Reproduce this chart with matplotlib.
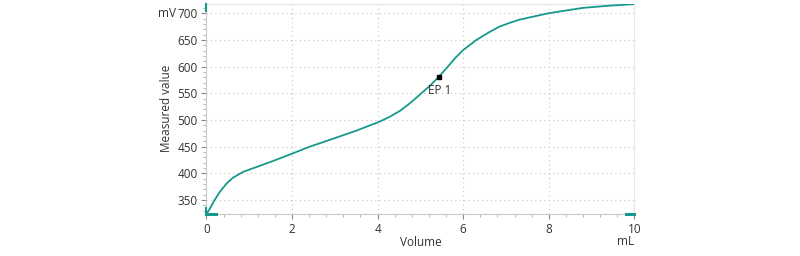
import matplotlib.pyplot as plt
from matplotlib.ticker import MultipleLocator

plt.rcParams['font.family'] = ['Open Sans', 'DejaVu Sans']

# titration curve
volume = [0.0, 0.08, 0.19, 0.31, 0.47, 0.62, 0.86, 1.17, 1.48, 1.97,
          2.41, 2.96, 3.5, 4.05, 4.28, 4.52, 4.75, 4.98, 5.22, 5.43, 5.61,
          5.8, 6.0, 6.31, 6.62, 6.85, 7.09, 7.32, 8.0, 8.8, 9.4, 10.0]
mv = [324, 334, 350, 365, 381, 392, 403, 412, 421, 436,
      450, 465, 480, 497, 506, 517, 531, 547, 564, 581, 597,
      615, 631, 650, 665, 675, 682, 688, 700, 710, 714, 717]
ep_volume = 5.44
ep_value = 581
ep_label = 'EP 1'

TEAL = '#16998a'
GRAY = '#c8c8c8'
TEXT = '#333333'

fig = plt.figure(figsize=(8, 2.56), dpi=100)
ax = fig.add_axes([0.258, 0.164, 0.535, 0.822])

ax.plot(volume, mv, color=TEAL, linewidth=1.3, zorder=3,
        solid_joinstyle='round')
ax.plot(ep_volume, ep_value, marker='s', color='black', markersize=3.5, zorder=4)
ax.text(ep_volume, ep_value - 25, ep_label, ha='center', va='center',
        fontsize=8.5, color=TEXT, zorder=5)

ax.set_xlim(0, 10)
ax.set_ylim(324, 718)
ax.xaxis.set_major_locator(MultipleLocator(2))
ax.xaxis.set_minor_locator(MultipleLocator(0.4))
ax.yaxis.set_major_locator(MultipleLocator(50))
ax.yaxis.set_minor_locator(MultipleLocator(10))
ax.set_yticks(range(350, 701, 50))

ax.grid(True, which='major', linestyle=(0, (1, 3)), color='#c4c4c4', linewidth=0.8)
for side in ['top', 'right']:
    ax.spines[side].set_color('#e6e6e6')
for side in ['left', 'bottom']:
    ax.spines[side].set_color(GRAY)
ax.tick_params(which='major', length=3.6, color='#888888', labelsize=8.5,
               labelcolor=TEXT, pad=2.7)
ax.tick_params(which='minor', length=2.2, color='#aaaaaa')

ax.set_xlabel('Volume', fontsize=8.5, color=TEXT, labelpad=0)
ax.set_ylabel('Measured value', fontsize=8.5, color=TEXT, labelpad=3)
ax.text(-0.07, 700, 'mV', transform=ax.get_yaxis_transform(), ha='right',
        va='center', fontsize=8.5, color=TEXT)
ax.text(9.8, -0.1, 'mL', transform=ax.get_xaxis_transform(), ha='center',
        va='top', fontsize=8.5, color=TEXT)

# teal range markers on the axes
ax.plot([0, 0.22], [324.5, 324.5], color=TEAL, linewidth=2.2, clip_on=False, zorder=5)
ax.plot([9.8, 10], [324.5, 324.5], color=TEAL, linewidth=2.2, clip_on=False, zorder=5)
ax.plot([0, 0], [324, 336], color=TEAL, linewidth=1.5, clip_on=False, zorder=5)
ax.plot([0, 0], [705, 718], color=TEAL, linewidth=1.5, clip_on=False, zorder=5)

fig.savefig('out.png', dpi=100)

TO BE DONE. Write out an exact copy of the listing, first line through the line containing "plt.rcParams['font.family'] = ['Open", with the pictures left out.

FULL ANSWER.
Reproduce this chart with matplotlib.
import matplotlib.pyplot as plt
from matplotlib.ticker import MultipleLocator

plt.rcParams['font.family'] = ['Open Sans', 'DejaVu Sans']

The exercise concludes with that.